Bon appetit, Paul Bert: An iconic Paris bistro releases its first-ever cookbook. In Paris, there are restaurants and then there are bistros. The former is the more formal option, while the latter is, as the dictionary defines it: small, relatively simple, more relaxed. The ethos at Le Bistrot Paul Bert, in Paris’s lively 11th arrondissement, has always been just that.
The History of Le Bistrot Paul Bert
The location at 18 rue Paul Bert was previously a coal cafe owned by a man from Aveyron; truckfuls of coal that had been shovelled off of trains at the Gare de Lyon were bagged in the rear of the cafe for delivery throughout Paris while the owner’s wife doled out glasses of Avèze, an herbaceous French liqueur, to peddlers and patrons at the bar.
In 1996, Bertrand Auboyneau and his wife, Gwénaëlle Cadoret, bought the cafe, transforming it into an old-meets-new bistro furnished with salvaged Thonet chairs, pendant lights, retro posters and chalkboards with hand-scribbled daily menus. But the bustling conviviality of the bistro’s former incarnation has always remained.
The Food at Le Bistrot Paul Bert
Yet it’s the food – classically French and just as resolutely simple as the setting – that has continued to pack people into Le Bistrot Paul Bert for close to three decades. It’s the place to go for perfectly executed classics: pâté, steak au poivre, sole meunière, leeks vinaigrette, roasted pigeon, île flottante and the delectable gougères that magically appear on each table gratis. There’s also the crowd-pleasing crème caramel.
The bistro – and its masterful cooking – has been frequently name-checked by culinary glitterati such as Anthony Bourdain, Ina Garten and Ruth Reichl.
The Cookbook: French Comfort Food from the Parisian Restaurant
And now, home cooks can replicate some of those dishes in their own kitchens with the release of the establishment’s first cookbook, Le Bistrot Paul Bert: French Comfort Food from the Parisian Restaurant (Abrams).

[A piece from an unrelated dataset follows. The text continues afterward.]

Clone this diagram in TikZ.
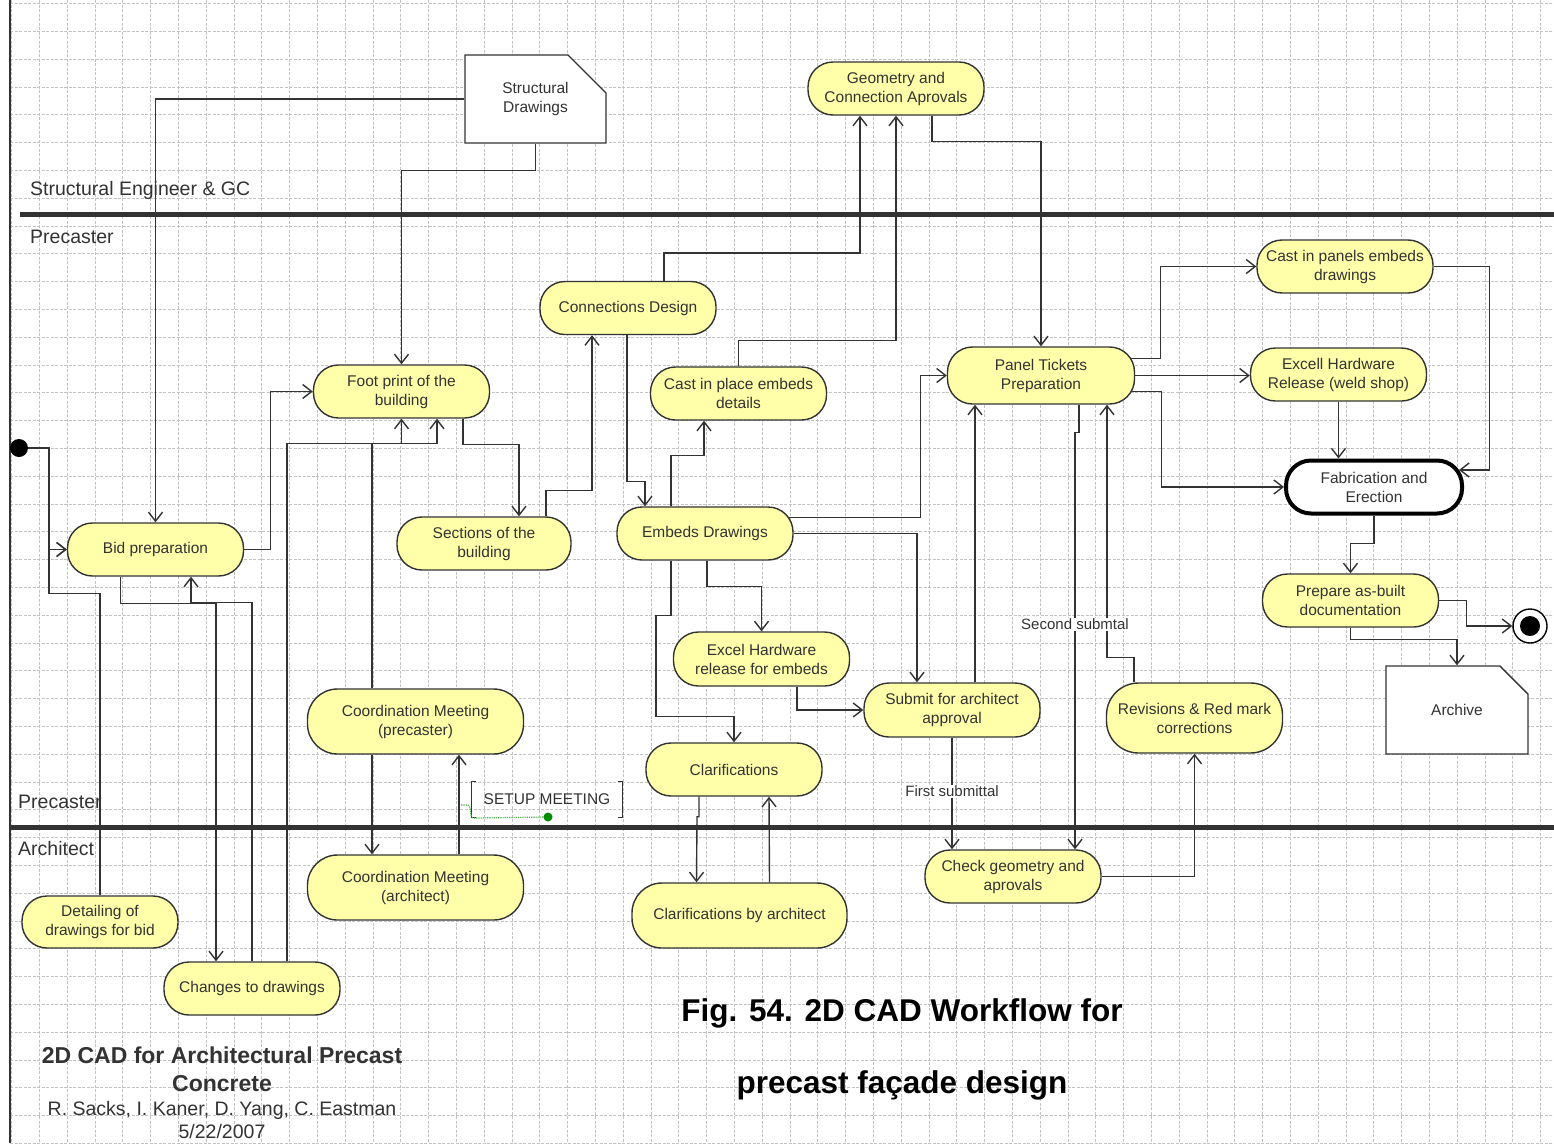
\documentclass[tikz,border=0pt]{standalone}
\usepackage{fontspec}
\setmainfont{Liberation Sans}
\usepackage{xcolor}
\usepackage{tikz}
\usetikzlibrary{arrows.meta,calc,shapes.misc}

\definecolor{actfill}{RGB}{255,255,170}
\definecolor{linegray}{RGB}{51,51,51}
\definecolor{gridgray}{RGB}{195,195,195}
\definecolor{notegreen}{RGB}{0,140,0}

\begin{document}
\begin{tikzpicture}[
  x=1pt, y=-1pt,
  font=\fontsize{15.5}{19}\selectfont,
  >={Straight Barb[length=9pt,width=14pt]},
  act/.style={draw=linegray, rectangle, rounded corners=25pt, fill=actfill, line width=1.4pt, minimum width=176pt, minimum height=53pt, align=center, text=linegray, inner sep=1pt},
  bigact/.style={act, rounded corners=30pt, minimum width=216pt, minimum height=65pt},
  doc/.style={draw=linegray, fill=white, chamfered rectangle, chamfered rectangle corners=north east, chamfered rectangle xsep=19pt, chamfered rectangle ysep=19pt, line width=1.4pt, minimum width=141pt, minimum height=88pt, align=center, text=linegray},
  flow/.style={->, line width=1.4pt, draw=linegray},
  lane/.style={line width=5pt, draw=linegray},
  lanelabel/.style={anchor=west, inner sep=0pt, font=\fontsize{19.5}{23}\selectfont, text=linegray},
  lbl/.style={fill=white, inner sep=1pt, font=\fontsize{15}{18}\selectfont, text=linegray},
  gridline/.style={gridgray, line width=0.8pt, dash pattern=on 3pt off 1.5pt},
]
\useasboundingbox (0,0) rectangle (1554,1143);
\fill[white] (0,0) rectangle (1554,1143);

% grid
\foreach \gx in {0,...,55}
  \draw[gridline] ({11.5+27.8*\gx},0) -- ({11.5+27.8*\gx},1143);
\foreach \gy in {0,...,41}
  \draw[gridline] (10,{3.6+27.8*\gy}) -- (1554,{3.6+27.8*\gy});

% swimlanes
\draw[linegray, line width=2.5pt] (10,0) -- (10,1143);
\draw[lane] (20,214) -- (1554,214);
\draw[lane] (10,827) -- (1554,827);
\node[lanelabel] (laneseg) at (30,190) {Structural Engineer \& GC};
\node[lanelabel] (lanepre) at (30,237) {Precaster};
\node[lanelabel] (lanepretwo) at (18,802) {Precaster};
\node[lanelabel] (lanearch) at (18,849) {Architect};

% activities
\node[act] (geo) at (896,88.5) {Geometry and\\Connection Aprovals};
\node[doc] (sdraw) at (535.5,99) {Structural\\Drawings};
\node[act] (conn) at (628,308) {Connections Design};
\node[act] (foot) at (401.5,391.5) {Foot print of the\\building};
\node[act] (cip) at (738.5,393.5) {Cast in place embeds\\details};
\node[act, minimum width=187pt, minimum height=57pt] (panel) at (1041,375.5) {Panel Tickets\\Preparation};
\node[act] (cipan) at (1345,266.5) {Cast in panels embeds\\drawings};
\node[act] (xweld) at (1338.5,374.5) {Excell Hardware\\Release (weld shop)};
\node[act, fill=white, draw=black, line width=4pt] (fab) at (1374,487) {Fabrication and\\Erection};
\node[act] (asbuilt) at (1350.5,600.5) {Prepare as-built\\documentation};
\node[draw=black, fill=white, circle, line width=1.4pt, minimum size=34pt, inner sep=0pt] (final) at (1530,626) {};
\fill[black] (final.center) circle (10pt);
\node[doc, minimum width=142pt] (archive) at (1457,710) {Archive};
\node[act] (bid) at (155.5,549.5) {Bid preparation};
\node[act, minimum width=174pt] (sect) at (484,543.5) {Sections of the\\building};
\node[act] (embeds) at (705,533.5) {Embeds Drawings};
\node[act, minimum height=54pt] (xemb) at (761.5,659) {Excel Hardware\\release for embeds};
\node[act, minimum height=54pt] (submit) at (952,710) {Submit for architect\\approval};
\node[act, rounded corners=32pt, minimum height=70pt] (revis) at (1194.5,718) {Revisions \& Red mark\\corrections};
\node[bigact] (cmp) at (415.5,721.5) {Coordination Meeting\\(precaster)};
\node[act] (clar) at (734,769.5) {Clarifications};
\node[bigact] (cma) at (415.5,887.5) {Coordination Meeting\\(architect)};
\node[bigact, minimum width=215pt] (clarch) at (739.5,915.5) {Clarifications by architect};
\node[act] (check) at (1013,876.5) {Check geometry and\\aprovals};
\node[act, minimum width=156pt, minimum height=52pt] (detail) at (100,922) {Detailing of\\drawings for bid};
\node[act] (changes) at (252,988.5) {Changes to drawings};
\node[circle, fill=black, minimum size=18pt, inner sep=0pt] (start) at (19,448) {};

% setup meeting note
\node[minimum width=150pt, minimum height=35pt, inner sep=0pt, text=linegray] (setup) at (547,799.5) {SETUP MEETING};
\draw[linegray, line width=1.2pt] ([xshift=4pt]setup.north west) -- (setup.north west) -- (setup.south west) -- ([xshift=4pt]setup.south west);
\draw[linegray, line width=1.2pt] ([xshift=-4pt]setup.north east) -- (setup.north east) -- (setup.south east) -- ([xshift=-4pt]setup.south east);
\coordinate (setupfoot) at (459,805);
\coordinate (setupdot) at (548,817);
\draw[notegreen!70, line width=1.2pt, densely dotted] (setupfoot) -- ++(8,0) to[out=0,in=180] ++(7,13) -- (setupdot);
\fill[notegreen] (setupdot) circle (4.5pt);

% flows
\draw[flow] (start.east) -| ([xshift=-18pt]bid.west) -- (bid.west);
\draw[flow] (detail.north) -- ++(0,-302) -| ([xshift=-18pt]bid.west) -- (bid.west);
\draw[flow] (sdraw.west) -| (bid.north);
\draw[flow] (sdraw.south) -- ++(0,27) -| (foot.north);
\draw[flow] (bid.east) -- ++(26,0) |- (foot.west);
\draw[flow] ([xshift=-35pt]bid.south) -- ++(0,27) -| ([xshift=-36pt]changes.north);
\draw[flow] (changes.north) -- ++(0,-359) -| ([xshift=35.5pt]bid.south);
\draw[flow] ([xshift=35pt]changes.north) -- ++(0,-518) -| ([xshift=35.5pt]foot.south);
\draw[flow] ([xshift=-43.5pt]cmp.north) -- ++(0,-245) -| (foot.south);
\draw[flow] ([xshift=61.5pt]foot.south) -- ++(0,26) -| ([xshift=35pt]sect.north);
\draw[flow] ([xshift=62pt]sect.north) -- ++(0,-26) -| ([xshift=-36pt]conn.south);
\draw[flow] ([xshift=36pt]conn.north) -- ++(0,-28) -| ([xshift=-36pt]geo.south);
\draw[flow] (cip.north) -- ++(0,-26) -| (geo.south);
\draw[flow] ([xshift=36pt]geo.south) -- ++(0,26) -| (panel.north);
\draw[flow] ([xshift=-1pt]conn.south) -- ++(0,146) -| ([xshift=-60pt]embeds.north);
\draw[flow] ([xshift=-34pt]embeds.north) -- ++(0,-51) -| ([xshift=-34.5pt]cip.south);
\draw[flow] ([xshift=-5pt,yshift=16pt]embeds.east) -- ++(132,0) |- (panel.west);
\draw[flow] (embeds.east) -| ([xshift=-35pt]submit.north);
\draw[flow] ([xshift=2pt]embeds.south) -- ++(0,26) -| (xemb.north);
\draw[flow] ([xshift=-34pt]embeds.south) -- ++(0,55) -- ++(-15,0) -- ++(0,101) -| (clar.north);
\draw[flow] ([xshift=35.5pt]xemb.south) |- (submit.west);
\draw[flow] (submit.south) -- node[lbl, pos=0.48] (firstsub) {First submittal} (submit.south |- check.north);
\draw[flow] ([xshift=23pt]submit.north) -- ([xshift=-66pt]panel.south);
\draw[flow] ([xshift=-60.5pt]revis.north) -- ++(0,-25) -| ([xshift=66pt]panel.south);
\draw[flow] ([xshift=38pt]panel.south) -- ++(0,28) -- ++(-4,0) -- node[lbl, pos=0.46] (secsub) {Second submtal} ([xshift=62pt]check.north);
\draw[flow] (check.east) -| (revis.south);
\draw[flow] ([xshift=-4pt,yshift=17pt]panel.east) -- ++(29,0) |- (cipan.west);
\draw[flow] (panel.east) -- (panel.east -| xweld.west);
\draw[flow] ([xshift=-4pt,yshift=-16pt]panel.east) -- ++(30,0) |- (fab.west);
\draw[flow] (xweld.south) -- (xweld.south |- fab.north);
\draw[flow] (cipan.east) -- ++(56,0) |- ([xshift=-5pt,yshift=17pt]fab.east);
\draw[flow] (fab.south) -- ++(0,28) -| (asbuilt.north);
\draw[flow] (asbuilt.east) -- ++(27,0) |- (final.west);
\draw[flow] (asbuilt.south) -- ++(0,12) -| (archive.north);
\draw[flow] ([xshift=-43.5pt]cmp.south) -- ([xshift=-43.5pt]cma.north);
\draw[flow] ([xshift=43.5pt]cma.north) -- ([xshift=43.5pt]cmp.south);
\draw[flow] ([xshift=-35pt]clar.south) -- ++(0,20) -- ++(-2,0) -- ([xshift=-43pt]clarch.north);
\draw[flow] ([xshift=30pt]clarch.north) -- ([xshift=35pt]clar.south);

% titles
\node[font=\fontsize{31.5}{38}\selectfont\bfseries, text=black] (figa) at (902,1013) {Fig. 54. 2D CAD Workflow for};
\node[font=\fontsize{31.5}{38}\selectfont\bfseries, text=black] (figb) at (902,1085) {precast façade design};
\node[font=\fontsize{23}{28}\selectfont\bfseries, text=linegray, align=center] (ttl) at (222,1069) {2D CAD for Architectural Precast\\Concrete};
\node[font=\fontsize{19.5}{23}\selectfont, text=linegray, align=center] (auth) at (222,1120.5) {R. Sacks, I. Kaner, D. Yang, C. Eastman\\5/22/2007};
\end{tikzpicture}
\end{document}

The promise of a restaurant cookbook can often feel like a pipe dream, a seemingly futile attempt to recreate beloved recipes. But here, many of them are surprisingly accessible and unfussy, approachable enough for the home cook. And while the effect of being in the thick of Le Bistrot Paul Bert’s Paris location, with its intoxicating cornucopia for the senses, may be unmatched, the cookbook might be the most evocative souvenir you can find outside of France.
Conclusion
In one of the short essays prefacing the book, Auboyneau writes that a bistro is a journey taken in place. For those who can’t get to that little street in the 11th arrondissement any time soon, so is this cookbook.